### Set task
The line containing "0.0092, 0.0062, 0.0030];" marks the end: extract everything from the first line of the data through that line, exactly, with no pictures.

### Data
++++++
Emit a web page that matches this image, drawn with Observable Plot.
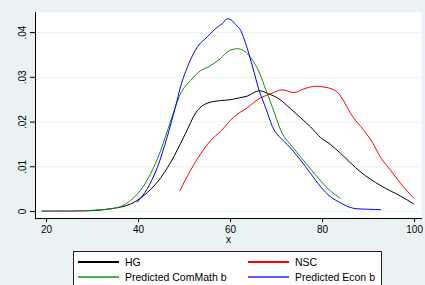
<!DOCTYPE html>
<html>
<head>
<meta charset="utf-8">
<script src="https://cdn.jsdelivr.net/npm/d3@7"></script>
<script src="https://cdn.jsdelivr.net/npm/@observablehq/plot@0.6"></script>
<style>
  html, body { margin: 0; padding: 0; background: #eaf2f3; }
  body { width: 425px; height: 285px; overflow: hidden; position: relative; font-family: "Liberation Sans", Arial, sans-serif; }
  #chart svg { display: block; background: transparent; }
  #legend { position: absolute; left: 73px; top: 251px; width: 309px; height: 40px; background: #fff; border: 1px solid #222; box-sizing: border-box; font-size: 10.5px; color: #000; }
  .item { position: absolute; height: 14px; line-height: 14px; white-space: nowrap; }
  .item .sw { position: absolute; left: 0; top: 6px; width: 41px; height: 0; border-top: 2px solid; }
  .item .lb { position: absolute; left: 47px; top: 0; }
</style>
</head>
<body>
<div id="chart"></div>
<div id="legend"></div>
<script>
// ---- data ----
const seriesNames = ["HG", "NSC", "Predicted ComMath b", "Predicted Econ b"];
const seriesColors = ["#000000", "#ff0000", "#138a13", "#0000ff"];

const hgX = [19, 25, 30, 33.9, 38.3, 41.2, 44.1, 47.0, 49.8, 52.8, 54.9, 57.8, 60.0, 61.8, 63.6, 66.2, 68.3, 70.5, 73.0, 75.2, 77.4, 79.6, 81.7, 83.9, 88.3, 92.6, 97.0, 99.8];
const hgY = [0.0001, 0.0001, 0.0002, 0.0006, 0.0017, 0.0036, 0.0066, 0.0110, 0.0166, 0.0226, 0.0242, 0.0248, 0.0250, 0.0254, 0.0258, 0.0270, 0.0263, 0.0252, 0.0230, 0.0210, 0.0189, 0.0165, 0.0150, 0.0130, 0.0088, 0.0058, 0.0034, 0.0017];

const nscX = [49.0, 51.3, 53.5, 55.7, 57.8, 60.7, 63.6, 66.5, 68.7, 71.2, 73.8, 75.9, 78.5, 81.0, 83.2, 84.7, 86.1, 89.0, 90.8, 92.6, 94.8, 97.0, 99.8];
const nscY = [0.0047, 0.0092, 0.0129, 0.0159, 0.0179, 0.0211, 0.0232, 0.0254, 0.0263, 0.0272, 0.0266, 0.0274, 0.0280, 0.0277, 0.0267, 0.0245, 0.0219, 0.0181, 0.0155, 0.0121, 0.0092, 0.0062, 0.0030];

const comX = [28.5, 32, 34, 36.1, 38.3, 40.4, 42.6, 44.8, 47.0, 49.1, 51.3, 53.5, 55.3, 57.8, 59.6, 61.5, 63.3, 64.8, 66.2, 67.7, 69.1, 70.9, 73.8, 76.7, 79.6, 81.7, 83.8];
const comY = [0.0002, 0.0004, 0.0006, 0.0011, 0.0025, 0.0047, 0.0084, 0.0136, 0.0203, 0.0263, 0.0293, 0.0315, 0.0324, 0.0342, 0.0359, 0.0364, 0.0356, 0.0338, 0.0312, 0.0271, 0.0233, 0.0182, 0.0140, 0.0104, 0.0068, 0.0046, 0.0030];

const econX = [39.7, 41.9, 44.1, 46.2, 48.0, 49.1, 50.9, 52.8, 54.9, 57.1, 58.2, 59.3, 60.2, 61.1, 62.2, 63.3, 64.8, 66.2, 67.7, 69.1, 71.3, 72.3, 75.2, 77.4, 79.6, 81.7, 83.8, 85.5, 87.5, 90.0, 92.6];
const econY = [0.0021, 0.0051, 0.0099, 0.0166, 0.0233, 0.0278, 0.0330, 0.0368, 0.0390, 0.0412, 0.0420, 0.0431, 0.0428, 0.0418, 0.0405, 0.0375, 0.0323, 0.0271, 0.0230, 0.0190, 0.0160, 0.0150, 0.0115, 0.0085, 0.0055, 0.0033, 0.0020, 0.0011, 0.0006, 0.0005, 0.0004];

const xTicks = [20, 40, 60, 80, 100];
const yTicks = [0, 0.01, 0.02, 0.03, 0.04];
const yTickLabels = ["0", ".01", ".02", ".03", ".04"];
const xLabel = "x";

// ---- build table ----
const allX = [hgX, nscX, comX, econX];
const allY = [hgY, nscY, comY, econY];
const rows = [];
seriesNames.forEach((s, i) => {
  allX[i].forEach((x, j) => rows.push({series: s, x, y: allY[i][j]}));
});

const chart = Plot.plot({
  width: 425,
  height: 245,
  marginLeft: 35,
  marginRight: 4,
  marginTop: 12,
  marginBottom: 27,
  style: {fontFamily: "'Liberation Sans', Arial, sans-serif", fontSize: "10px", color: "#000", background: "transparent"},
  x: {domain: [17.6, 101.5]},
  y: {domain: [-0.00157, 0.0445]},
  color: {domain: seriesNames, range: seriesColors},
  marks: [
    Plot.frame({fill: "#ffffff", stroke: null}),
    Plot.gridY(yTicks, {stroke: "#eaf2f3", strokeOpacity: 1, strokeWidth: 1}),
    Plot.line(rows, {x: "x", y: "y", z: "series", stroke: "series", strokeWidth: 1, curve: "monotone-x"}),
    Plot.axisX(xTicks, {tickSize: 4, tickPadding: 3, fontSize: 10, label: xLabel, labelAnchor: "center", labelArrow: "none", labelOffset: 24}),
    Plot.axisY(yTicks, {tickSize: 5, tickPadding: 5, tickRotate: -90, fontSize: 10, tickFormat: (d) => yTickLabels[yTicks.indexOf(d)], label: null}),
    Plot.frame({anchor: "left", stroke: "#000", strokeWidth: 1}),
    Plot.frame({anchor: "bottom", stroke: "#000", strokeWidth: 1})
  ]
});
document.getElementById("chart").appendChild(chart);

// ---- legend ----
const legend = document.getElementById("legend");
const positions = [[4, 3], [174, 3], [4, 18], [174, 18]];
seriesNames.forEach((s, i) => {
  const it = document.createElement("div");
  it.className = "item";
  it.style.left = positions[i][0] + "px";
  it.style.top = positions[i][1] + "px";
  const sw = document.createElement("span");
  sw.className = "sw";
  sw.style.borderColor = i === 2 ? "#4caf50" : (i === 3 ? "#5a5aff" : seriesColors[i]);
  const lb = document.createElement("span");
  lb.className = "lb";
  lb.textContent = s;
  it.appendChild(sw); it.appendChild(lb);
  legend.appendChild(it);
});
</script>
</body>
</html>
++++++
### Output for this task
Emit a web page that matches this image, drawn with Observable Plot.
<!DOCTYPE html>
<html>
<head>
<meta charset="utf-8">
<script src="https://cdn.jsdelivr.net/npm/d3@7"></script>
<script src="https://cdn.jsdelivr.net/npm/@observablehq/plot@0.6"></script>
<style>
  html, body { margin: 0; padding: 0; background: #eaf2f3; }
  body { width: 425px; height: 285px; overflow: hidden; position: relative; font-family: "Liberation Sans", Arial, sans-serif; }
  #chart svg { display: block; background: transparent; }
  #legend { position: absolute; left: 73px; top: 251px; width: 309px; height: 40px; background: #fff; border: 1px solid #222; box-sizing: border-box; font-size: 10.5px; color: #000; }
  .item { position: absolute; height: 14px; line-height: 14px; white-space: nowrap; }
  .item .sw { position: absolute; left: 0; top: 6px; width: 41px; height: 0; border-top: 2px solid; }
  .item .lb { position: absolute; left: 47px; top: 0; }
</style>
</head>
<body>
<div id="chart"></div>
<div id="legend"></div>
<script>
// ---- data ----
const seriesNames = ["HG", "NSC", "Predicted ComMath b", "Predicted Econ b"];
const seriesColors = ["#000000", "#ff0000", "#138a13", "#0000ff"];

const hgX = [19, 25, 30, 33.9, 38.3, 41.2, 44.1, 47.0, 49.8, 52.8, 54.9, 57.8, 60.0, 61.8, 63.6, 66.2, 68.3, 70.5, 73.0, 75.2, 77.4, 79.6, 81.7, 83.9, 88.3, 92.6, 97.0, 99.8];
const hgY = [0.0001, 0.0001, 0.0002, 0.0006, 0.0017, 0.0036, 0.0066, 0.0110, 0.0166, 0.0226, 0.0242, 0.0248, 0.0250, 0.0254, 0.0258, 0.0270, 0.0263, 0.0252, 0.0230, 0.0210, 0.0189, 0.0165, 0.0150, 0.0130, 0.0088, 0.0058, 0.0034, 0.0017];

const nscX = [49.0, 51.3, 53.5, 55.7, 57.8, 60.7, 63.6, 66.5, 68.7, 71.2, 73.8, 75.9, 78.5, 81.0, 83.2, 84.7, 86.1, 89.0, 90.8, 92.6, 94.8, 97.0, 99.8];
const nscY = [0.0047, 0.0092, 0.0129, 0.0159, 0.0179, 0.0211, 0.0232, 0.0254, 0.0263, 0.0272, 0.0266, 0.0274, 0.0280, 0.0277, 0.0267, 0.0245, 0.0219, 0.0181, 0.0155, 0.0121, 0.0092, 0.0062, 0.0030];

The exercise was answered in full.